Let’s back up for a second. So how does someone get a job like Jody had in Des Moines? Well, listen to her tell the story.

"I grew up in Marshalltown, attended high school there and graduated from Drake University in 1998," she told me. "I was hired at the Register part-time right out of college to do agate for Around Town.

"I felt it was an ‘in’ at least so I didn’t care that I wasn’t actually writing. It was technically my first job, though I did work as an intern of sorts for the Times-Republican in Marshalltown from 1991-1992.

"I suppose you could say I worked my way up while at the Register. I did obituaries, wrote for business, Around Town and features, where I eventually settled in as their theater reviewer and pop culture writer. I reviewed all theaters in Des Moines—Civic Center, Drama Workshop, Ingersoll, Playhouse and StageWest—and took co-writing duties with Kyle Munson on a Gen X column called ‘Life So Far.’ Wrapped up in all of this, I also wrote for Datebook and Iowa Life."

Her columns set a writing standard that two or three others who work at the local paper should have tried to equal, but obviously couldn’t.

With a strong future seemingly ahead of her in Des Moines, I asked Jody why she left.

"I don’t know why I left," she answered. "Really. In fact, I only applied for this job (in Indianapolis) on a whim. I happened to see the Star’s ad for a Gen X reporter on Gannett’s website one night and e-mailed my resume and a cover letter….and we were off and running from there.

"It wasn’t that I disliked Des Moines, but after interviewing in Indianapolis, I found that the city had everything we (my fiance and I) were looking for—affordable loft-living downtown, more entertainment options and a bustling social scene.

"The fact that they offered me a good deal more salary-wise didn’t hurt, but then again I never got into this for the money. I think the main thing that drew me to the job was the fact that I think it’s so important that people my age read the paper. Gen X publications are just sprouting up here and there and I liked the idea of getting in on the ground floor of something that could be very meaningful. So far I haven’t been wrong."

The web address for INtake Weekly is In the Jan.15-21 issue, Jody had an article on men and women (well one of each at a time) living together without being married in Indianapolis, plus a very funny column on getting married that’s headlined "Getting Hitched? Get a Planner!"

In the column, she writes, "Over the holidays, I got engaged."

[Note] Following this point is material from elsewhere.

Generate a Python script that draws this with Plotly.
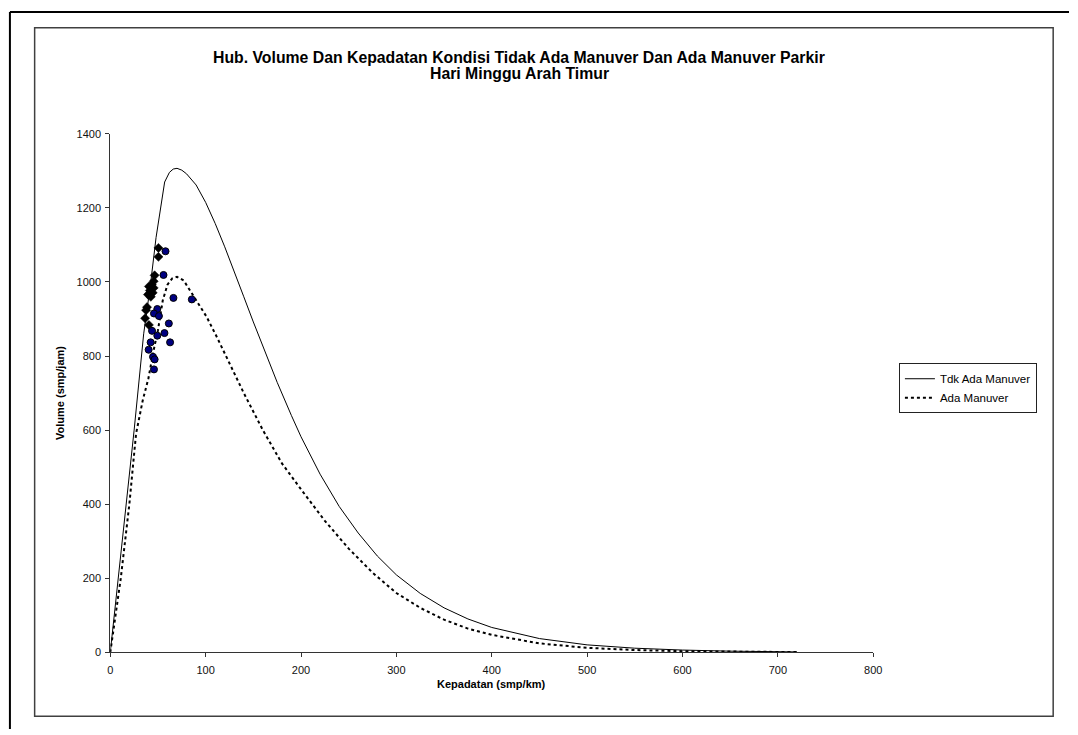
import plotly.graph_objects as go

W, H = 1078, 735

# ---- data ----
# Curve: Tdk Ada Manuver (no parking manoeuvre)
k_tdk = [0, 25, 35, 42, 48, 51, 54, 57, 62, 66, 70, 75, 80, 90, 100, 110, 120, 130,
         140, 150, 160, 175, 190, 200, 220, 240, 260, 280, 300, 325, 350, 375, 400,
         450, 500, 550, 600, 650, 720]
q_tdk = [0, 600, 860, 990, 1120, 1170, 1225, 1270, 1296, 1305, 1307, 1302, 1292, 1262,
         1215, 1158, 1095, 1030, 960, 892, 825, 729, 639, 582, 481, 394, 322, 260, 209,
         159, 120, 90, 67, 37, 20, 11, 6, 3, 1]

# Curve: Ada Manuver (with parking manoeuvre)
k_ada = [0, 11, 20, 27, 34, 40, 45, 50, 55, 60, 65, 70, 77, 88, 101, 112, 125, 140,
         160, 180, 200, 225, 250, 275, 300, 325, 350, 375, 400, 450, 500, 550, 600,
         650, 720]
q_ada = [0, 200, 400, 590, 680, 740, 810, 870, 950, 993, 1010, 1014, 1004, 960, 906,
         850, 780, 700, 600, 510, 440, 355, 280, 215, 160, 120, 88, 64, 47, 24, 12, 6,
         3, 1.5, 0.5]

# Observed points, no manoeuvre (diamonds)
k_obs_tdk = [50.5, 50.5, 46.5, 45.5, 43.5, 40.5, 45.5, 41.5, 44.5, 39.5, 42.5, 38.5,
             37.5, 36.5, 40.5]
q_obs_tdk = [1092, 1068, 1018, 1002, 993, 988, 984, 977, 971, 966, 960, 932, 924,
             902, 884]

# Observed points, with manoeuvre (circles)
k_obs_ada = [57.9, 55.8, 66.2, 85.5, 49.3, 45.8, 51.0, 61.4, 43.8, 56.8, 49.3, 62.7,
             42.3, 40.2, 44.8, 46.5, 45.8]
q_obs_ada = [1083, 1019, 957, 953, 927, 915, 908, 888, 868, 862, 855, 837, 837, 817,
             798, 791, 764]

x_ticks = [0, 100, 200, 300, 400, 500, 600, 700, 800]
y_ticks = [0, 200, 400, 600, 800, 1000, 1200, 1400]

title_lines = ["Hub. Volume Dan Kepadatan Kondisi Tidak Ada Manuver Dan Ada Manuver Parkir",
               "Hari Minggu Arah Timur"]
x_title = "Kepadatan (smp/km)"
y_title = "Volume (smp/jam)"

FONT = "Liberation Sans, Arial, sans-serif"


def px(x):
    return x / W


def py(y):
    return 1 - y / H


fig = go.Figure()
fig.add_trace(go.Scatter(x=k_tdk, y=q_tdk, mode="lines", name="Tdk Ada Manuver",
                         line=dict(color="black", width=1)))
fig.add_trace(go.Scatter(x=k_ada, y=q_ada, mode="lines", name="Ada Manuver",
                         line=dict(color="black", width=2, dash="dot")))
fig.add_trace(go.Scatter(x=k_obs_tdk, y=q_obs_tdk, mode="markers", showlegend=False,
                         marker=dict(symbol="diamond", size=7, color="black",
                                     line=dict(color="black", width=0.5))))
fig.add_trace(go.Scatter(x=k_obs_ada, y=q_obs_ada, mode="markers", showlegend=False,
                         marker=dict(symbol="circle", size=7, color="#000080",
                                     line=dict(color="black", width=1))))

axis_common = dict(showgrid=False, zeroline=False, showline=True, linecolor="#333333",
                   linewidth=1, ticks="outside", ticklen=4, tickcolor="#333333",
                   tickfont=dict(family=FONT, size=11, color="#111111"))

fig.update_layout(
    width=W, height=H,
    margin=dict(l=0, r=0, t=0, b=0),
    paper_bgcolor="white", plot_bgcolor="white",
    xaxis=dict(range=[0, 800], tickvals=x_ticks, domain=[px(108.5), px(880)],
               ticklabelstandoff=4, **axis_common),
    yaxis=dict(range=[0, 1400], tickvals=y_ticks, domain=[py(657), py(130)],
               ticklabelstandoff=2, **axis_common),
    legend=dict(x=px(906), y=py(414), xanchor="left", yanchor="bottom",
                bordercolor="#222222", borderwidth=1, bgcolor="white",
                font=dict(family=FONT, size=11.5, color="black"),
                tracegroupgap=0),
    showlegend=True,
)

annotations = [
    dict(x=px(522), y=py(52), text="<b>" + title_lines[0] + "</b>", showarrow=False,
         xanchor="center", yanchor="middle",
         xref="paper", yref="paper", font=dict(family=FONT, size=15.8, color="black")),
    dict(x=px(522), y=py(69), text="<b>" + title_lines[1] + "</b>", showarrow=False,
         xanchor="center", yanchor="middle",
         xref="paper", yref="paper", font=dict(family=FONT, size=15.8, color="black")),
    dict(x=px(494), y=py(689), text="<b>" + x_title + "</b>", showarrow=False,
         xanchor="center", yanchor="middle",
         xref="paper", yref="paper", font=dict(family=FONT, size=11, color="black")),
    dict(x=px(57), y=py(393), text="<b>" + y_title + "</b>", showarrow=False,
         xanchor="center", yanchor="middle",
         textangle=-90, xref="paper", yref="paper",
         font=dict(family=FONT, size=11, color="black")),
]
fig.update_layout(annotations=annotations)

shapes = [
    dict(type="line", xref="paper", yref="paper", x0=px(7), y0=py(6), x1=px(1078),
         y1=py(6), line=dict(color="black", width=2)),
    dict(type="line", xref="paper", yref="paper", x0=px(7), y0=py(6), x1=px(7),
         y1=py(735), line=dict(color="black", width=2)),
    dict(type="rect", xref="paper", yref="paper", x0=px(32), y0=py(22), x1=px(1062),
         y1=py(722), line=dict(color="#404040", width=1.5)),
]
fig.update_layout(shapes=shapes)

fig.write_html("out.html")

However, now that she’s planning the wedding, Jody writes:

"What a pain in the ass."

In the Jan. 22-28 issue, Jody authored a story about nannies and a column headlined "No Boys Allowed in This Club" that’s about "The Indy Feminist Connection," which she describes as "a discussion group where no feminist topic is off-limits."

Now that Jody Crossman is gone from the local paper, somebody’s got to take her place—or at least try to.

Maybe not to do exactly what Jody did, but at least to fill a chair in the newsroom.

People tell me that Erin Crawford, who has been managing editor at City View, has been hired to work for the features department.

Evidently not everyone is turning cartwheels over that move.

"What a crock," someone tells me. "Why would they hire someone who has made a career of ripping on the Des Moines Register? When the note went out last week, it sounds like they were thrilled to have her around. Maybe they hired her because her husband happens to work at the Register as well. He’s a copy editor. His name is Nathan Groepper."

Still more on the hiring of Crawford:

"I don’t need to tell you what a bad move I think that was," I’m told by someone close to the scene. "I mean, why would they hire someone who has spent the better part of her journalistic career tearing apart the efforts of her competition? She’s also not terribly well-respected in the city. I think she’s just walked on too many people.

"I just think it’s a shame they couldn’t find anyone better."

I’m told that Jeff Bruner will do theater reviews. Lots of luck on that move, too.